Random thoughts on a drizzly Wednesday

  • Yes, I realize the Mariners are 0-2 since I wrote my “Mariner believer” post. Some of you feel I jinxed them. I don’t believe as strongly any more, if that helps.

  • Perusing the Tacoma Rainiers box score from yesterday’s game against Salt Lake, I saw some bad news for the Mariners. Not from any of the Tacoma players. It was this pitching line for Salt Lake:

    Lackey 4.2 ip, 1 h, 0 r, 0 er, 1 BB, 3 SO

    Uh oh.

  • I just read one heck of a story about Greg Norton, the former Mariners’ reserve now with Atlanta. Not to give it all away, but when he was 16, Norton discovered the dead body of his mother — who had been murdered by his father. Believe it or not, the article by Mark Bowman of manages to be inspiring. Trust me on this one.

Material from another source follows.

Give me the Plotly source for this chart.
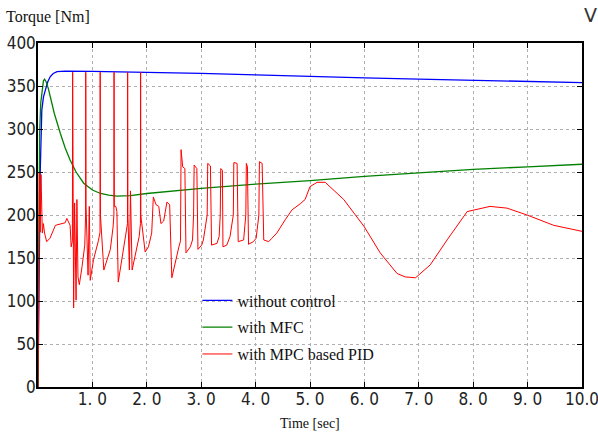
import plotly.graph_objects as go

# ---- data ----
t_blue = [0, 0.02, 0.04, 0.07, 0.1, 0.134, 0.18, 0.226, 0.28, 0.35, 0.5, 1, 2, 3, 4, 5, 6, 7, 8, 9, 10]
v_blue = [0, 150, 248, 322, 337, 345, 355, 361, 364.5, 366.6, 367.3, 367, 366, 364.6, 363, 361, 359.5, 358, 356.5, 355.2, 354]

t_green = [0, 0.01, 0.03, 0.05, 0.073, 0.1, 0.12, 0.15, 0.19, 0.226, 0.3, 0.41, 0.5, 0.59, 0.7, 0.84, 1.0,
           1.15, 1.3, 1.45, 1.7, 2, 3, 4, 5, 6, 7, 8, 9, 10]
v_green = [0, 150, 295, 330, 345, 356, 358, 355, 347, 337.6, 318, 295, 278, 264, 250, 237, 229,
           225, 223, 222, 222.5, 225, 231, 236, 240, 245, 249, 253, 256, 259]

t_red = [0, 0.01, 0.02, 0.025, 0.04, 0.055, 0.08, 0.1, 0.12, 0.16, 0.22, 0.32, 0.50, 0.53, 0.59, 0.61,
         0.632, 0.637, 0.655, 0.673, 0.70, 0.715, 0.735, 0.76, 0.81, 0.86, 0.875, 0.878, 0.883,
         0.92, 0.943, 0.96, 1.02, 1.11, 1.14, 1.143, 1.148, 1.21, 1.33, 1.38, 1.395, 1.398, 1.403, 1.43, 1.45, 1.475,
         1.57, 1.61, 1.645, 1.648, 1.653, 1.68, 1.70, 1.73, 1.86, 1.883, 1.886, 1.891, 1.90, 1.97, 2.03, 2.09, 2.12,
         2.17, 2.22, 2.26, 2.31, 2.37, 2.42, 2.46, 2.59, 2.62, 2.63, 2.66, 2.70, 2.72, 2.80, 2.84,
         2.86, 2.87, 2.92, 2.94, 3.01, 3.04, 3.11, 3.12, 3.17, 3.19, 3.29, 3.33, 3.35, 3.36, 3.39, 3.40,
         3.47, 3.53, 3.59, 3.60, 3.66, 3.68, 3.78, 3.82, 3.83, 3.85, 3.87, 3.96, 4.01, 4.06, 4.07, 4.12,
         4.15, 4.24, 4.30, 4.39, 4.55, 4.67, 4.82, 4.91, 5.0, 5.13, 5.28, 5.62, 5.99, 6.29, 6.6, 6.75,
         6.94, 7.21, 7.52, 7.89, 8.31, 8.62, 8.99, 9.48, 10.0]
v_red = [0, 150, 200, 249, 180, 247, 179, 190, 179, 169, 173, 188, 191, 196, 188, 163,
         170, 366, 92, 214, 101, 218, 128, 119, 140, 165, 200, 366, 210,
         130, 210, 124, 148, 170, 180, 366, 200, 136, 160, 186, 200, 366, 210, 210, 204, 122,
         160, 177, 190, 366, 200, 136, 228, 136, 175, 190, 366, 200, 194, 157, 163, 179, 221,
         212, 210, 190, 193, 215, 212, 127, 163, 170, 276, 256, 254, 156, 163, 171,
         200, 258, 254, 160, 165, 171, 200, 260, 257, 165, 167, 175, 200, 254, 252, 163,
         165, 175, 200, 261, 260, 169, 171, 200, 260, 256, 166, 169, 173, 200, 262, 260,
         171, 169, 173, 179, 195, 206, 213, 218, 233, 238, 238, 218, 187, 156, 132, 128,
         127, 142, 171, 204, 210, 208, 200, 188, 181]

x_tickvals = [1, 2, 3, 4, 5, 6, 7, 8, 9, 10]
x_ticktext = ["1. 0", "2. 0", "3. 0", "4. 0", "5. 0", "6. 0", "7. 0", "8. 0", "9. 0", "10.0"]
y_tickvals = [0, 50, 100, 150, 200, 250, 300, 350, 400]

names = ["without control", "with MFC", "with MPC based PID"]

serif = "Liberation Serif, Times New Roman, serif"
narrow = "Liberation Sans Narrow, DejaVu Sans Condensed, sans-serif"

fig = go.Figure()
fig.add_trace(go.Scatter(x=t_blue, y=v_blue, mode="lines", name=names[0], legendgroup="a",
                         line=dict(color="#0000ff", width=1.3)))
fig.add_trace(go.Scatter(x=t_green, y=v_green, mode="lines", name=names[1], legendgroup="b",
                         line=dict(color="#008000", width=1.3)))
fig.add_trace(go.Scatter(x=t_red, y=v_red, mode="lines", name=names[2], legendgroup="c",
                         line=dict(color="#ff0000", width=1)))

axis_common = dict(showline=True, linecolor="black", linewidth=1.5, mirror="ticks",
                   ticks="inside", ticklen=5, tickcolor="black", automargin=False,
                   showgrid=True, gridcolor="#b0b0b0", griddash="dot", gridwidth=1,
                   zeroline=False, ticklabeloverflow="allow",
                   tickfont=dict(family=narrow, size=17, color="#222"))

fig.update_xaxes(range=[0, 10], tickvals=x_tickvals, ticktext=x_ticktext,
                 ticklabelstandoff=-4, **axis_common)
fig.update_yaxes(range=[0, 400], tickvals=y_tickvals, ticklabelstandoff=-3, **axis_common)

fig.update_layout(
    width=598, height=435,
    margin=dict(l=38, r=16, t=43, b=48),
    paper_bgcolor="white", plot_bgcolor="white",
    showlegend=True,
    legend=dict(x=0.293, y=0.301, xanchor="left", yanchor="top",
                bgcolor="rgba(0,0,0,0)", font=dict(family=serif, size=16, color="#111"),
                tracegroupgap=3),
    annotations=[
        dict(text="Torque [Nm]", xref="paper", yref="paper", x=-0.062, y=1.077,
             xanchor="left", yanchor="middle", showarrow=False,
             font=dict(family=serif, size=16, color="#111")),
        dict(text="Time [sec]", xref="paper", yref="paper", x=0.5, y=-0.105,
             xanchor="center", yanchor="middle", showarrow=False,
             font=dict(family=serif, size=14, color="#111")),
        dict(text="V", xref="paper", yref="paper", x=1.0, y=1.08,
             xanchor="left", yanchor="middle", showarrow=False,
             font=dict(family="DejaVu Sans", size=19, color="#333")),
    ],
)

fig.write_html("out.html", config={"displayModeBar": False},
               post_script="document.body.style.margin='0';document.body.style.overflow='hidden';")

  • Thomas Boswell of the Washington Post has another cautionary column about the perils of drafting pitchers with high picks. Yeah, maybe, but there are pitchers, and then there’s STEPHEN STRASBURG.

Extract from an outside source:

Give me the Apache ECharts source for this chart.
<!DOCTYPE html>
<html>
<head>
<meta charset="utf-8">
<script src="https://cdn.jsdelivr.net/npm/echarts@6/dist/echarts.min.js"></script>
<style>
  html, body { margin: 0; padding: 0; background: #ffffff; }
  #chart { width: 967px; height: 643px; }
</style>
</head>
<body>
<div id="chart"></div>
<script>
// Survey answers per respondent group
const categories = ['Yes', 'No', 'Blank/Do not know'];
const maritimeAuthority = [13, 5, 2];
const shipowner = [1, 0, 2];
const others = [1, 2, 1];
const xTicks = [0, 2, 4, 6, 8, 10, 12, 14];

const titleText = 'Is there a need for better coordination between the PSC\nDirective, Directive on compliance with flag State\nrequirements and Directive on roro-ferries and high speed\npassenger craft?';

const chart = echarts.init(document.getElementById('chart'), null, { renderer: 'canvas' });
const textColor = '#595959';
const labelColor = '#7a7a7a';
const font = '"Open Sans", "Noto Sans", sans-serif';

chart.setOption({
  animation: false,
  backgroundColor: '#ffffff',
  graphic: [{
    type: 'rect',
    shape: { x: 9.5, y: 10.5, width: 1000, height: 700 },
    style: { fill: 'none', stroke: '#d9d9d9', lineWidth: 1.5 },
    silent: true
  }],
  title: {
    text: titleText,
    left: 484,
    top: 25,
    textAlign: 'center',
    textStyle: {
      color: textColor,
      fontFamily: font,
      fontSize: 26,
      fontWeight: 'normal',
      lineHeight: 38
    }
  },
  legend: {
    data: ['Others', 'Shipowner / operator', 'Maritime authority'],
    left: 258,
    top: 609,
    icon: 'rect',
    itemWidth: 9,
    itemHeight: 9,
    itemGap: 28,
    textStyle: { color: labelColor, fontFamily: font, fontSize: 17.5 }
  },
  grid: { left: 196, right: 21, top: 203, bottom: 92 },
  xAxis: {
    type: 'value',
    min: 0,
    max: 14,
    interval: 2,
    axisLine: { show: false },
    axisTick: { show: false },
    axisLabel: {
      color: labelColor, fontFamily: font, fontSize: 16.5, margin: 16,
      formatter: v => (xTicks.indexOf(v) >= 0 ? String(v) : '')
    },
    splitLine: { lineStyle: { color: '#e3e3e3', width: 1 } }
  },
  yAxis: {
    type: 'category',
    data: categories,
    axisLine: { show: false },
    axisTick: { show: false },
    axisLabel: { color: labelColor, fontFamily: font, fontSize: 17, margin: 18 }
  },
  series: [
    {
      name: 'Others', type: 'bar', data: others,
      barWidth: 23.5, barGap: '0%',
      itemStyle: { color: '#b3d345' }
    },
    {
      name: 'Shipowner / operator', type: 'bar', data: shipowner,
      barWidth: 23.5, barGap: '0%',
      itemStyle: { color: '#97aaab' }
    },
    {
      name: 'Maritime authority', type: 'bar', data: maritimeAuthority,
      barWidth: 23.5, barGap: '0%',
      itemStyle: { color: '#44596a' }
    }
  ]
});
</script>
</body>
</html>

  • The Mariners have to be encouraged by the pitching of Phillippe Aumont at High Desert. He picked up his fourth save yesterday and has a 0.67 ERA in 13 games. In 13.1 innings, Aumont has given up eight hits, struck out 11, and walked six. But I’d still rather see him as a starter.

  • In a previous post today, I wrote about how happy Ken Griffey Jr. has been this season. Some of the reader comments on the Cincinnati Enquirer website in the feedback section of Paul Daugherty’s column praising Griffey might help explain why he appreciates being in Seattle, where he’s cheered boisterously every game, despite a .190 average. Here’s a sampling:

    “He did nothing here in Cincinnati but raise the cost of a beer.”

    “The guy was lazy – and you can ask anybody who ever managed him. Eventually his raw talent did not keep up with the wear and tear on his out of shape body.”

    “Think how good Griffey could have been if he weren’t so lazy and allowed himself to get in such bad shape in the off-seasons.”

    “The Reds thought they were getting the Tiger Woods of MLB when they threw away their 1999 96-win team to aquire the pouty walk to 1st base “superstar”……Griffey’s stats had fallen off a cliff a half a season earlier in Seattle……He had never spent a minute in the weight room and was way out of shape when he arrived here….He had “lost it” and was in fact way past his prime…..As a Red he was nothing more than a slightly above average player who was extrememly fragile and injury prone….Bad decision and bad luck for the Reds and their fans………”

    “Ask Jeff Brantley his opinion about whether Junior was a class act. I think you might get a different response…If anyone made the kind of gestures to me that Junior did to the WLW radio booth a couple of years a go, I’d consider pressing charges. He did so during a game w/ 1000’s of on lookers. He also set a bad example for younger Reds – don’t sign autographs – according to Josh Hamilton. He seemed like an angry, formerly talented spoiled brat to me and many other Reds fans.”

    To be fair, there are a lot of positive comments, too. But there’s no question that Griffey never earned the adulation in Cincinnati that he had, and still has, in Seattle.